Three categories of risk feel underdiscussed in the SC public conversation and worth surfacing here.
The State Election Commission already manages a complex, decentralized system across 46 counties. Synthetic media — deepfake video, AI-generated audio of candidates, AI-fabricated voting-process content — introduces a new category of operational risk that has not yet been tested in a major SC election cycle. The agency's existing voter-education infrastructure is well positioned to incorporate synthetic-media literacy. A constructive contribution from outside the agency would be plain-language, non-partisan public-education material on what synthetic political content looks like and how to report it — distributed through county libraries, civic associations, faith communities, and the SC Press Association well in advance of the next cycle.
S.443 addresses one slice of clinical AI well (insurer prior authorization). The cybersecurity slice is largely unaddressed. AI deployments in SC hospitals — including ambient documentation tools, AI-assisted radiology and pathology, and predictive-risk models — introduce new data-flow patterns, new vendor dependencies, and new failure modes that the existing HIPAA security posture was not designed for. The risk is highest at the rural-hospital end, where security budgets are smallest. A statewide voluntary deployment standard for clinical AI (proposed in Recommendation 8 of SCAIO's flagship report) should explicitly include cyber-posture requirements.
The category that worries cybersecurity practitioners most is also the hardest to discuss publicly: software supply-chain risk in a world where AI-assisted development means more code is being produced faster, including by developers using AI assistants to write code they themselves cannot fully audit. Public institutions that procure software from SC-based and out-of-state vendors face a meaningfully different supply-chain assurance question now than they did three years ago. The constructive response here is procurement and contracting language that names AI-development-tool use, requires a software bill of materials, and reserves the institution's right to audit. None of that is new in concept; what is new is the urgency.
South Carolina has more cybersecurity capacity than most of its peer states. The constructive question is how to extend that capacity to the institutions that need it most.
Cybersecurity sits at the intersection of nearly every chapter of SCAIO's flagship report. It is touched in the infrastructure discussion (data-center security), the workforce discussion (cybersecurity is one of SC's strongest existing labor pipelines), the policy discussion (S.443's data-flow implications, S.963 consumer protection), and most directly in Chapter 7's first risk category and second opportunity category — defense and cyber AI as a leadership case the state is unusually positioned to make.
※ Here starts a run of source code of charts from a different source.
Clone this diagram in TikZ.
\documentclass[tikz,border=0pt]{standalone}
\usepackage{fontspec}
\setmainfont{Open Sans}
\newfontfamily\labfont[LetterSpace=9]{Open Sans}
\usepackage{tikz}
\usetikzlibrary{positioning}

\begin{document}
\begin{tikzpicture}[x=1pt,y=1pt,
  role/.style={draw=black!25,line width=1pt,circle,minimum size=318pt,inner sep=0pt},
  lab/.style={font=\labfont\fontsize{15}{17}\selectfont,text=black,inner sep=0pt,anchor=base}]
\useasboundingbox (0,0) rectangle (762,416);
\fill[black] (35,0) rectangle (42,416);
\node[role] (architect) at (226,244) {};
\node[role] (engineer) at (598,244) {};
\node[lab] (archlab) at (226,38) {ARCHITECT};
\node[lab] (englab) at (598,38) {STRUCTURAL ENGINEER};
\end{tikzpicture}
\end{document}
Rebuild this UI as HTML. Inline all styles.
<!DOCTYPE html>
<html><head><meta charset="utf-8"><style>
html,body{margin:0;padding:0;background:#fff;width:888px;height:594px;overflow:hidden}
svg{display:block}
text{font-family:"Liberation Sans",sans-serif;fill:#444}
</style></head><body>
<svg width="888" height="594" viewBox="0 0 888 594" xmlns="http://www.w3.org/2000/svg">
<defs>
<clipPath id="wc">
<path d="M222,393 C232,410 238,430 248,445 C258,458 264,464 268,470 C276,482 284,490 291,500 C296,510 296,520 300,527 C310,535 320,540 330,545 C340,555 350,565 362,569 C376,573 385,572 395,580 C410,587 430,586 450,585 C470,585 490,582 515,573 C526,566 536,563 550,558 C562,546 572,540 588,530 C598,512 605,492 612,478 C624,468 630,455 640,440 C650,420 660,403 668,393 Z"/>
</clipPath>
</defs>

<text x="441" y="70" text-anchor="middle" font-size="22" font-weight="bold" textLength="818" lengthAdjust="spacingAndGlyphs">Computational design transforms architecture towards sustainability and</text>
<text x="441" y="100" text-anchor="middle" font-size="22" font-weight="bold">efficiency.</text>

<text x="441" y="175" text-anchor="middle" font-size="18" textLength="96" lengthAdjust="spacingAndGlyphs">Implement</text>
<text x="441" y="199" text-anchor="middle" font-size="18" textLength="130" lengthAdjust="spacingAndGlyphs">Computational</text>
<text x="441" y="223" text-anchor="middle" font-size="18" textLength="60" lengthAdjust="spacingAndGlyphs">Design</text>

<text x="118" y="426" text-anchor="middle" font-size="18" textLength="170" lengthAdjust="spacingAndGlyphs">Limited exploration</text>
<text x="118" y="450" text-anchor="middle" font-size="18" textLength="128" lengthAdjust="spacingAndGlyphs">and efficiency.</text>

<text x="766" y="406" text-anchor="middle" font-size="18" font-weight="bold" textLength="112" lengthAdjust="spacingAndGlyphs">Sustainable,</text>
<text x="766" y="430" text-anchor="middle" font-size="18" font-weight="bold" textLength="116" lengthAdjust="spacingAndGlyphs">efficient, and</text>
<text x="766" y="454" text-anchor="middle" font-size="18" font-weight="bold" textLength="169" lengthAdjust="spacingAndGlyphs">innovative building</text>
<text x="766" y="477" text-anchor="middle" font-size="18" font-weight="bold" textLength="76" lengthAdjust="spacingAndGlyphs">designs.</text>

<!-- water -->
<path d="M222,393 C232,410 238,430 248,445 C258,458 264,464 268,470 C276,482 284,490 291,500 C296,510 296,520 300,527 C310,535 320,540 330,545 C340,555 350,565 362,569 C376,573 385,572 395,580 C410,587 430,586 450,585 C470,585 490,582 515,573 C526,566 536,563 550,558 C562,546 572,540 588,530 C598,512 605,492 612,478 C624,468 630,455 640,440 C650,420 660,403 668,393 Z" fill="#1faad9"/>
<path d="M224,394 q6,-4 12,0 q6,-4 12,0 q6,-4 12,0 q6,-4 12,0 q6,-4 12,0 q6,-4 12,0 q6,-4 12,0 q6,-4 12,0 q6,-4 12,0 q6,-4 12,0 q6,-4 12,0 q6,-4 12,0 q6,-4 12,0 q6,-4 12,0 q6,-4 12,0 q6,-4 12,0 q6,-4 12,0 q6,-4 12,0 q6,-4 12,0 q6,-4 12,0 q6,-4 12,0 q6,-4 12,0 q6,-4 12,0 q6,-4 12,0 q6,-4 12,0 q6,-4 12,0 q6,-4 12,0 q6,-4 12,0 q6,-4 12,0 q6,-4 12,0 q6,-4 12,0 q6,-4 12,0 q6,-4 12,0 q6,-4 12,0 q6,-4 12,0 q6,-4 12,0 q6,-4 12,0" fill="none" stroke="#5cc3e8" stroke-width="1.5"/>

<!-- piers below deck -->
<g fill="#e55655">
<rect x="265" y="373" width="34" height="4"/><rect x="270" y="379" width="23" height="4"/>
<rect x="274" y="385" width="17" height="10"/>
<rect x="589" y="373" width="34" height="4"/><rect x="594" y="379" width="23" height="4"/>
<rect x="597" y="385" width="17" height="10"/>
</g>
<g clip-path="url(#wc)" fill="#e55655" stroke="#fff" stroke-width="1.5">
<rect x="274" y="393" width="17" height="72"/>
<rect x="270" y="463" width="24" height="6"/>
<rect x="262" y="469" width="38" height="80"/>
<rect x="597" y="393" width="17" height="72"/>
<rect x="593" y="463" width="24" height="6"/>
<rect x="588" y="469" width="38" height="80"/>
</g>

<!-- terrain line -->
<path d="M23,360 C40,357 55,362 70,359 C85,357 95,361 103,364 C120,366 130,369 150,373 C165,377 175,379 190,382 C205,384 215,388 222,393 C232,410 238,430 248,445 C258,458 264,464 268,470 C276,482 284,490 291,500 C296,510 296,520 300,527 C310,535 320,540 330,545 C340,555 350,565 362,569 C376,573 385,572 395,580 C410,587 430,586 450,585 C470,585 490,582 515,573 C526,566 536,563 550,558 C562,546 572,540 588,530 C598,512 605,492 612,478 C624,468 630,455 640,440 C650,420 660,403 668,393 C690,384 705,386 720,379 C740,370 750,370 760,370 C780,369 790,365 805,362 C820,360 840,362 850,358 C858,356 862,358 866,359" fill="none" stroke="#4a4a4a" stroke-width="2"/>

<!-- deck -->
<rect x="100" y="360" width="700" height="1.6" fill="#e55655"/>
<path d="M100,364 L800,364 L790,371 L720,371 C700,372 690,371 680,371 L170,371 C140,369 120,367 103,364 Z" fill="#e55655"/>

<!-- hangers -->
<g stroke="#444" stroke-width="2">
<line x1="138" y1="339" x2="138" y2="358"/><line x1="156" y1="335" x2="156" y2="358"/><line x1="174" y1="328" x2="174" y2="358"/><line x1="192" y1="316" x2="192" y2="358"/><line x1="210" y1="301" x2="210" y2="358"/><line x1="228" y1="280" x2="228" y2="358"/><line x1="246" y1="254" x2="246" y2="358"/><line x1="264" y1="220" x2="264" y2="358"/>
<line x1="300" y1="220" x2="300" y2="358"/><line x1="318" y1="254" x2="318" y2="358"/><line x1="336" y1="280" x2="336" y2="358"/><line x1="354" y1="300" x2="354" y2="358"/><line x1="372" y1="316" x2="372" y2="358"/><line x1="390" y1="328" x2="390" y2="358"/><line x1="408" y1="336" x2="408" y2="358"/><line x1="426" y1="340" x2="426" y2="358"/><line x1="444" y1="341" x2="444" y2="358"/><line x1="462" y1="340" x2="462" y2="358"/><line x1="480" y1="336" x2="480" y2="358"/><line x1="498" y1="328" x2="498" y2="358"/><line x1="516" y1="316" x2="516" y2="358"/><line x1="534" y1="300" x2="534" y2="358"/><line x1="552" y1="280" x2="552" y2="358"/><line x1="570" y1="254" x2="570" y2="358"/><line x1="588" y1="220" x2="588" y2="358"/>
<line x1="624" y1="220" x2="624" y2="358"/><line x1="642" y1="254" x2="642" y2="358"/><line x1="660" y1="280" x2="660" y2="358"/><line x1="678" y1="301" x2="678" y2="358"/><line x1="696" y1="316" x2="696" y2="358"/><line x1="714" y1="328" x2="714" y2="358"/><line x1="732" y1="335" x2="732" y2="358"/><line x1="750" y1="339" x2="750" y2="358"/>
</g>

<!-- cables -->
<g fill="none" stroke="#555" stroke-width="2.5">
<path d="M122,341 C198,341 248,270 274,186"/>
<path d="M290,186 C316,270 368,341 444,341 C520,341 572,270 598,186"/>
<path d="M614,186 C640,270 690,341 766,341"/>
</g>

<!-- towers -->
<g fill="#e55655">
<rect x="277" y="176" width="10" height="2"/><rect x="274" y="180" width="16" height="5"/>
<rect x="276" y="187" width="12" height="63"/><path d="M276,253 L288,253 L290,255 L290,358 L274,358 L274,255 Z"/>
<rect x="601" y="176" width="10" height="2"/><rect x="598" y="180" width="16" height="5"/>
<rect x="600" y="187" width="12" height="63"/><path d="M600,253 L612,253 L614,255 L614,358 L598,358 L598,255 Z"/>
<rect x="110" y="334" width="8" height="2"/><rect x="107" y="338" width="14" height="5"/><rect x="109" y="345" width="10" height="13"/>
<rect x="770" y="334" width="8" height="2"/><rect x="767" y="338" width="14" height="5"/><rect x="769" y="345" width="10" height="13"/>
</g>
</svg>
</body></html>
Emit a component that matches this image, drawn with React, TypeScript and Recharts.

This Journal piece is a first orientation. A more technical follow-up — with Noah Schiffman as a co-author — will go deeper on the specific threat categories, the AI-defense tooling that public institutions can reasonably adopt today, and a richer treatment of supply-chain compromise via AI-assisted development. SCAIO will also continue to track AI-cybersecurity legislative developments (S.963 is the bill most likely to evolve quickly) and publish updates as the picture develops.
South Carolina enters this period with more cybersecurity infrastructure than most states — federal anchors, academic capacity, state-government coordination, private-industry depth. The question for the next several years is whether that infrastructure gets connected to the front-line institutions that need it most. The opportunity is real. The work is constructive. SCAIO will continue to document it.